#### [Work to be completed]
Reproduce every line of the material below, but drop the pictures.

#### [Data lines]
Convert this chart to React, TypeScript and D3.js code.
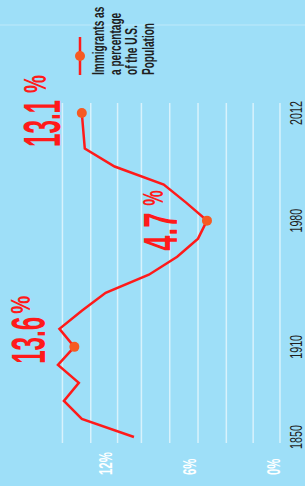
import React from 'react'
import * as d3 from 'd3'

// immigrants as a share of the U.S. population
const years = [1850, 1860, 1870, 1880, 1890, 1900, 1910, 1920, 1930, 1940, 1950, 1960, 1970, 1980, 1990, 2000, 2010, 2012]
const immigrantPct = [9.6, 13.1, 14.3, 13.3, 14.7, 13.6, 14.6, 13.1, 11.5, 8.6, 6.7, 5.3, 4.7, 6.1, 7.6, 10.9, 12.9, 13.1]

const dotYears = [1900, 1970, 2012]
const calloutYears = [2012, 1900, 1970]
const calloutLabels = ['13.1', '13.6', '4.7']

const yearTicks = [1850, 1900, 1970, 2012]
const yearTickLabels = ['1850', '1910', '1980', '2012']

const pctTicks = [0, 6, 12]
const pctTickLabels = ['0%', '6%', '12%']

// faint guide lines, in percent
const gridPcts = [-0.2, 1.6, 3.4, 5.3, 7.2, 9.1, 10.7, 12.5, 14.4]

const legendLines = ['Immigrants as', 'a percentage', 'of the U.S.', 'Population']

const W = 305
const H = 486
const BG = '#9edff8'
const RED = '#ff1a1a'
const DOT = '#f65a22'
const FONT = '"Liberation Sans", Arial, sans-serif'

// chart is turned on its side: years run bottom -> top, percent runs right -> left
const yScale = d3.scaleLinear().domain([1850, 2010, 2012]).range([437, 148.5, 113])
const xScale = d3.scaleLinear().domain([0, 15]).range([277, 53.5])
const labelScale = d3.scaleLinear().domain([0, 12]).range([280, 112])

const rot = (x: number, y: number, sx: number) =>
  `translate(${x},${y}) rotate(-90) scale(${sx},1)`

// where each callout sits relative to its point
const calloutStyle = [
  { dx: -22, dy: 34, size: 52, sx: 0.465, pdx: -36, pdy: -20, psize: 32, psx: 0.63 },
  { dx: -29, dy: 17, size: 47.5, sx: 0.51, pdx: -44, pdy: -33, psize: 27, psx: 0.75 },
  { dx: -30, dy: 30, size: 47.5, sx: 0.575, pdx: -44, pdy: -15, psize: 30, psx: 0.58 },
]

export default function App() {
  const points: [number, number][] = years.map((yr, i) => [xScale(immigrantPct[i]), yScale(yr)])
  const line = d3.line<[number, number]>()
  const valueAt = (yr: number) => immigrantPct[years.indexOf(yr)]

  const gridTop = 103
  const gridBottom = 443

  return (
    <svg width={W} height={H} style={{ position: 'absolute', left: 0, top: 0 }}>
      <rect width={W} height={H} fill={BG} />
      <line x1={0} x2={W} y1={25} y2={25} stroke="#fff" strokeOpacity={0.35} strokeWidth={1} />

      {gridPcts.map((p, i) => (
        <line key={i} x1={xScale(p)} x2={xScale(p)} y1={gridTop} y2={gridBottom}
          stroke="#fff" strokeOpacity={0.6} strokeWidth={1.5} />
      ))}

      {pctTicks.map((p, i) => (
        <text key={i} transform={rot(labelScale(p), 475, 0.6)} fill="#fff"
          fontFamily={FONT} fontWeight="bold" fontSize={19}>{pctTickLabels[i]}</text>
      ))}

      {yearTicks.map((yr, i) => (
        <text key={i} transform={rot(302, yScale(yr), 0.65)} textAnchor="middle" fill="#1e1e1e"
          fontFamily={FONT} fontSize={16.5}>{yearTickLabels[i]}</text>
      ))}

      <path d={line(points) || ''} fill="none" stroke={RED} strokeWidth={2.5} strokeLinejoin="miter" />

      {dotYears.map(yr => (
        <circle key={yr} cx={xScale(valueAt(yr))} cy={yScale(yr)} r={5} fill={DOT} />
      ))}

      {calloutYears.map((yr, i) => {
        const px = xScale(valueAt(yr))
        const py = yScale(yr)
        const s = calloutStyle[i]
        return (
          <g key={yr} fill={RED} fontFamily={FONT} fontWeight="bold">
            <text transform={rot(px + s.dx, py + s.dy, s.sx)} fontSize={s.size}>{calloutLabels[i]}</text>
            <text transform={rot(px + s.pdx, py + s.pdy, s.psx)} fontSize={s.psize}>%</text>
          </g>
        )
      })}

      {/* legend */}
      <line x1={80} x2={80} y1={37} y2={75} stroke={RED} strokeWidth={2.5} />
      <circle cx={80} cy={56} r={5} fill={DOT} />
      {legendLines.map((t, i) => (
        <text key={i} transform={rot(104 + i * 16.5, 75, 0.63)} fill="#1e1e1e"
          fontFamily={FONT} fontWeight="bold" fontSize={16}>{t}</text>
      ))}
    </svg>
  )
}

#### [Reply to the exercise]
Convert this chart to React, TypeScript and D3.js code.
import React from 'react'
import * as d3 from 'd3'

// immigrants as a share of the U.S. population
const years = [1850, 1860, 1870, 1880, 1890, 1900, 1910, 1920, 1930, 1940, 1950, 1960, 1970, 1980, 1990, 2000, 2010, 2012]
const immigrantPct = [9.6, 13.1, 14.3, 13.3, 14.7, 13.6, 14.6, 13.1, 11.5, 8.6, 6.7, 5.3, 4.7, 6.1, 7.6, 10.9, 12.9, 13.1]

const dotYears = [1900, 1970, 2012]
const calloutYears = [2012, 1900, 1970]
const calloutLabels = ['13.1', '13.6', '4.7']

const yearTicks = [1850, 1900, 1970, 2012]
const yearTickLabels = ['1850', '1910', '1980', '2012']

const pctTicks = [0, 6, 12]
const pctTickLabels = ['0%', '6%', '12%']

// faint guide lines, in percent
const gridPcts = [-0.2, 1.6, 3.4, 5.3, 7.2, 9.1, 10.7, 12.5, 14.4]

const legendLines = ['Immigrants as', 'a percentage', 'of the U.S.', 'Population']

const W = 305
const H = 486
const BG = '#9edff8'
const RED = '#ff1a1a'
const DOT = '#f65a22'
const FONT = '"Liberation Sans", Arial, sans-serif'

// chart is turned on its side: years run bottom -> top, percent runs right -> left
const yScale = d3.scaleLinear().domain([1850, 2010, 2012]).range([437, 148.5, 113])
const xScale = d3.scaleLinear().domain([0, 15]).range([277, 53.5])
const labelScale = d3.scaleLinear().domain([0, 12]).range([280, 112])

const rot = (x: number, y: number, sx: number) =>
  `translate(${x},${y}) rotate(-90) scale(${sx},1)`

// where each callout sits relative to its point
const calloutStyle = [
  { dx: -22, dy: 34, size: 52, sx: 0.465, pdx: -36, pdy: -20, psize: 32, psx: 0.63 },
  { dx: -29, dy: 17, size: 47.5, sx: 0.51, pdx: -44, pdy: -33, psize: 27, psx: 0.75 },
  { dx: -30, dy: 30, size: 47.5, sx: 0.575, pdx: -44, pdy: -15, psize: 30, psx: 0.58 },
]

export default function App() {
  const points: [number, number][] = years.map((yr, i) => [xScale(immigrantPct[i]), yScale(yr)])
  const line = d3.line<[number, number]>()
  const valueAt = (yr: number) => immigrantPct[years.indexOf(yr)]

  const gridTop = 103
  const gridBottom = 443

  return (
    <svg width={W} height={H} style={{ position: 'absolute', left: 0, top: 0 }}>
      <rect width={W} height={H} fill={BG} />
      <line x1={0} x2={W} y1={25} y2={25} stroke="#fff" strokeOpacity={0.35} strokeWidth={1} />

      {gridPcts.map((p, i) => (
        <line key={i} x1={xScale(p)} x2={xScale(p)} y1={gridTop} y2={gridBottom}
          stroke="#fff" strokeOpacity={0.6} strokeWidth={1.5} />
      ))}

      {pctTicks.map((p, i) => (
        <text key={i} transform={rot(labelScale(p), 475, 0.6)} fill="#fff"
          fontFamily={FONT} fontWeight="bold" fontSize={19}>{pctTickLabels[i]}</text>
      ))}

      {yearTicks.map((yr, i) => (
        <text key={i} transform={rot(302, yScale(yr), 0.65)} textAnchor="middle" fill="#1e1e1e"
          fontFamily={FONT} fontSize={16.5}>{yearTickLabels[i]}</text>
      ))}

      <path d={line(points) || ''} fill="none" stroke={RED} strokeWidth={2.5} strokeLinejoin="miter" />

      {dotYears.map(yr => (
        <circle key={yr} cx={xScale(valueAt(yr))} cy={yScale(yr)} r={5} fill={DOT} />
      ))}

      {calloutYears.map((yr, i) => {
        const px = xScale(valueAt(yr))
        const py = yScale(yr)
        const s = calloutStyle[i]
        return (
          <g key={yr} fill={RED} fontFamily={FONT} fontWeight="bold">
            <text transform={rot(px + s.dx, py + s.dy, s.sx)} fontSize={s.size}>{calloutLabels[i]}</text>
            <text transform={rot(px + s.pdx, py + s.pdy, s.psx)} fontSize={s.psize}>%</text>
          </g>
        )
      })}

      {/* legend */}
      <line x1={80} x2={80} y1={37} y2={75} stroke={RED} strokeWidth={2.5} />
      <circle cx={80} cy={56} r={5} fill={DOT} />
      {legendLines.map((t, i) => (
        <text key={i} transform={rot(104 + i * 16.5, 75, 0.63)} fill="#1e1e1e"
          fontFamily={FONT} fontWeight="bold" fontSize={16}>{t}</text>
      ))}
    </svg>
  )
}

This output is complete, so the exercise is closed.